After the war my father worked briefly at Oak Ridge and then accepted a professorship with the University of Minnesota's physics department. There he worked closely with Project Y alumnus John Williams and also conducted classified high-altitude research for the Air Force, which resulted in the development of the high-altitude helium envelopes that are still in use today. During his tenure at the University of Minnesota he also took a year's sabbatical leave (1952/1953) to return to Los Alamos for work on the H-bomb project. In 1955 his friend John von Neumann convinced him to relinquish his professorship and join the "space race", where he took a position with General Dynamic's Convair division as their vice-president for research. In that capacity he headed up the Atlas missile project, which succeeded in successfully launching our nation's first satellites. Wanting to return to his first love of teaching, in 1961 he accepted a professorship at the University of Wisconsin but he never made it to Madison.
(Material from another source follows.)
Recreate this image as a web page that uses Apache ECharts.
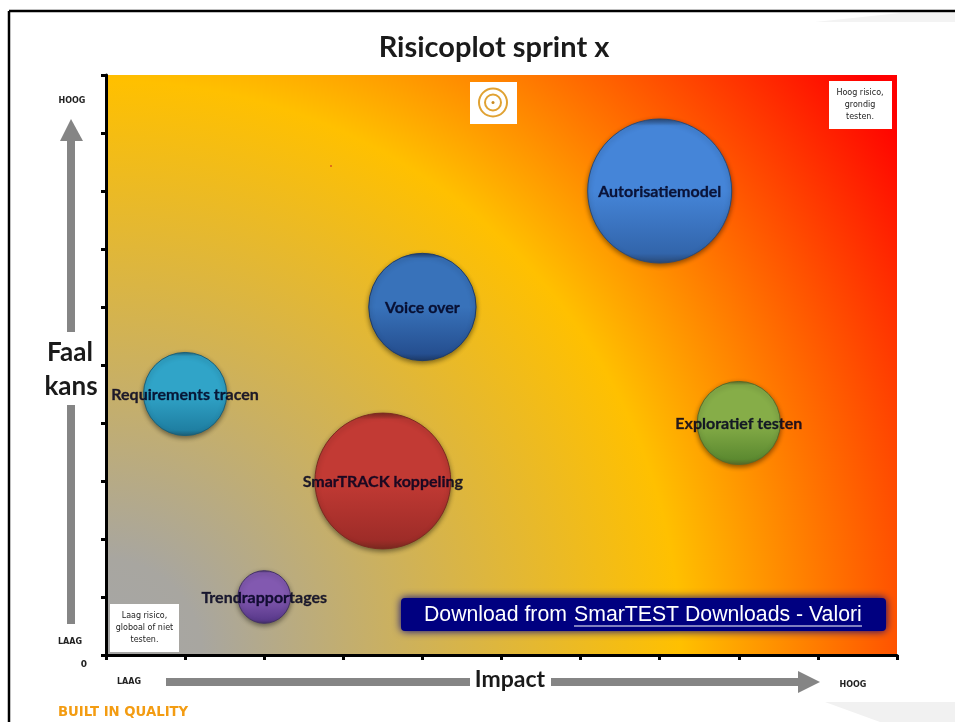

Word of his pending change of employment reached his friends at LASL, and Carson Mark and Norris Bradbury put together a package to offer him a teaching position at the Laboratory. This involved creating a new group (T-9) in Mark's division, composed of post-docs whom my father would mentor. The opportunity to teach exclusively at the post-doctoral level while having access to the Laboratory's world-class resources (notably its technical staff and computer capability) did the trick, and he gladly returned to Los Alamos. In 1977 he was forced by then LASL policy to retire, yet he remained active at the Lab as a consultant until his death in 1994.